Characteristics of the Cryptocurrency Market in Japan
- Overly strict regulations leading to lack of vitality (to be relaxed starting April 2023)
- Slow to catch up with trends
- Strong purchasing power
Japan's regulatory framework for the cryptocurrency industry aims to prevent money laundering and protect investor rights. For example, in the FTX incident, the country's regulations require exchanges to segregate user assets from operational funds, with at least 95% of assets stored in cold wallets, in order to successfully process withdrawals for 8,000 users totaling 21.7 billion Japanese yen. Additionally, income related to the cryptocurrency industry is subject to taxation, with a staggering tax rate of up to 55% for substantial amounts, resulting in a relatively subdued and illiquid overall cryptocurrency market activity in Japan.

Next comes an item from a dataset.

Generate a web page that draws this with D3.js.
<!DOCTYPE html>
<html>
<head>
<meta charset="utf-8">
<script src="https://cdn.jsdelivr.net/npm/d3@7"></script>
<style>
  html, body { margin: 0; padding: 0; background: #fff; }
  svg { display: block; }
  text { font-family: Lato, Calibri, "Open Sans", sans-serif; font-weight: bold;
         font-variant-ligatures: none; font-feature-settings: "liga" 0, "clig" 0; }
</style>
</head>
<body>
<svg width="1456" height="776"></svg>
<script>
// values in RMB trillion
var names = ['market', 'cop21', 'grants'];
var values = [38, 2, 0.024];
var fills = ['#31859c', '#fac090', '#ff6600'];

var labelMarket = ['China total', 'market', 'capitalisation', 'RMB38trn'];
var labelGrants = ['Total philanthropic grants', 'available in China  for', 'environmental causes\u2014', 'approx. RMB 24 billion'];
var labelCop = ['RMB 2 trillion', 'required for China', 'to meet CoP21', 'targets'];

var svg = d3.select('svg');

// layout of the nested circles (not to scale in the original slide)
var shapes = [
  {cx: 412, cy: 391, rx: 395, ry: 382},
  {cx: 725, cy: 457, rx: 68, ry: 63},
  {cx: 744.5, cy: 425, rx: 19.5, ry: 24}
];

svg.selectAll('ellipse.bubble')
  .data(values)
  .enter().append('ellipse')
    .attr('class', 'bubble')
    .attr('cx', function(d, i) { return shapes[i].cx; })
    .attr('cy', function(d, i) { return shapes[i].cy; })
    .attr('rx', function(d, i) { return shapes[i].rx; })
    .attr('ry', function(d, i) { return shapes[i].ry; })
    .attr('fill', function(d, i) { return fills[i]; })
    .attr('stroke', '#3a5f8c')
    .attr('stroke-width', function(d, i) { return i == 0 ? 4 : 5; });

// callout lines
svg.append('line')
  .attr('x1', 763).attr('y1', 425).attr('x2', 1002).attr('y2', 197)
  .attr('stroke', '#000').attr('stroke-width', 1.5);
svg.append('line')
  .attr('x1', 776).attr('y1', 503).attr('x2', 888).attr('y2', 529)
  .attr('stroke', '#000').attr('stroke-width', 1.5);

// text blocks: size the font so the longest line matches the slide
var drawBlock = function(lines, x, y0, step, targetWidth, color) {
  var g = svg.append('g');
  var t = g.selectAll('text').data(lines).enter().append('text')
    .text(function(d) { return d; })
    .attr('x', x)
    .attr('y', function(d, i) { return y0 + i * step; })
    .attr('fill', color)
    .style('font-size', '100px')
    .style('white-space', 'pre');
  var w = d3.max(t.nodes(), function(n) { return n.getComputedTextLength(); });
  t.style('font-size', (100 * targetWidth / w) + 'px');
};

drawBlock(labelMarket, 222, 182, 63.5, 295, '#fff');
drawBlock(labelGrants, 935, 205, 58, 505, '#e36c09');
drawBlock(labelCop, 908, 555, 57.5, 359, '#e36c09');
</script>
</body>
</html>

Also stemming from stringent regulations, it takes up to six months for exchanges to list new tokens due to regulatory approval processes, making it challenging to keep up with global market trends. As a result, Japan often experiences trends that have long passed in global markets.

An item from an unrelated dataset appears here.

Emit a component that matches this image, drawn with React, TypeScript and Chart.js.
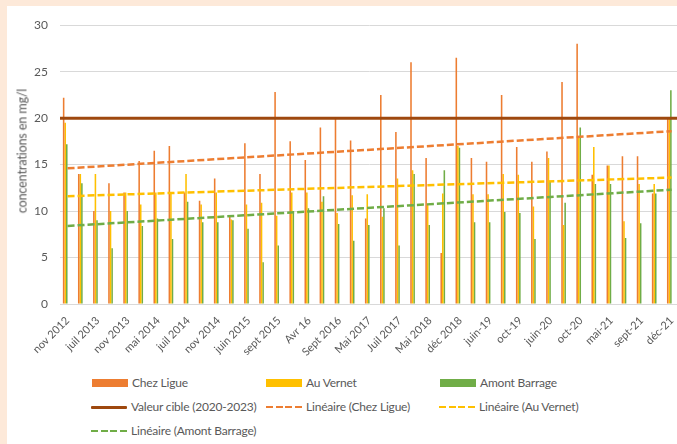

However, from Cardano's ICO in 2015 to the expansion of various overseas exchanges, Japan's strong purchasing power is evident despite the market's low activity. Japan has accounted for over 90% of Cardano token fundraising, and exchanges like Bybit and Bitget have successfully cultivated a core customer base in Japan, partly thanks to the thriving culture of KOL promotions in the country.
It is worth noting that Japan's ruling party, the Liberal Democratic Party, is set to release the "Japan 2023 Web3 White Paper" in April 2023, which is expected to further relax regulatory measures, with key changes including:
- Lower tax rates: Tokens issued by individual companies will be exempt from taxation, and non-individually issued tokens can be exempt from taxation if not for "short-term trading purposes."
- Faster token review process: Tokens will be reviewed for listing on exchanges by the Financial Services Agency to increase listing efficiency.
(For details on the white paper, please refer to this report.)
Which Countries Allow Legal Cryptocurrency Trading?
As one of the fastest-growing technology markets in the world, Japan legalized cryptocurrencies early on. The government established a framework based on the Payment Services Act (PSA), allowing some cryptocurrencies and exchanges to be used for payment and trading purposes.
According to SAG IPL data, most countries and regions around the world are gradually accepting cryptocurrencies for payment or commercial purposes. Bitcoin is considered a commodity under the jurisdiction of the U.S. Commodity Futures Trading Commission (CFTC), legal and taxable, but the status of other cryptocurrencies remains undecided. In Singapore, local businesses and consumers can freely use cryptocurrencies. Canada has legalized Bitcoin in limited commercial models such as ATMs and exchanges, although some provinces still prohibit using financial cards to purchase cryptocurrencies.
In general, most countries regulate the use of cryptocurrencies for payment and transactions and collect additional taxes from the high liquidity of this emerging market. However, it is essential not to overlook the fact that most countries have not yet formally and clearly regulated any cryptocurrencies, and they still lack sufficient measures to prevent crimes such as fraud and rug pulls, making the risks relatively higher and less secure compared to traditional investment markets.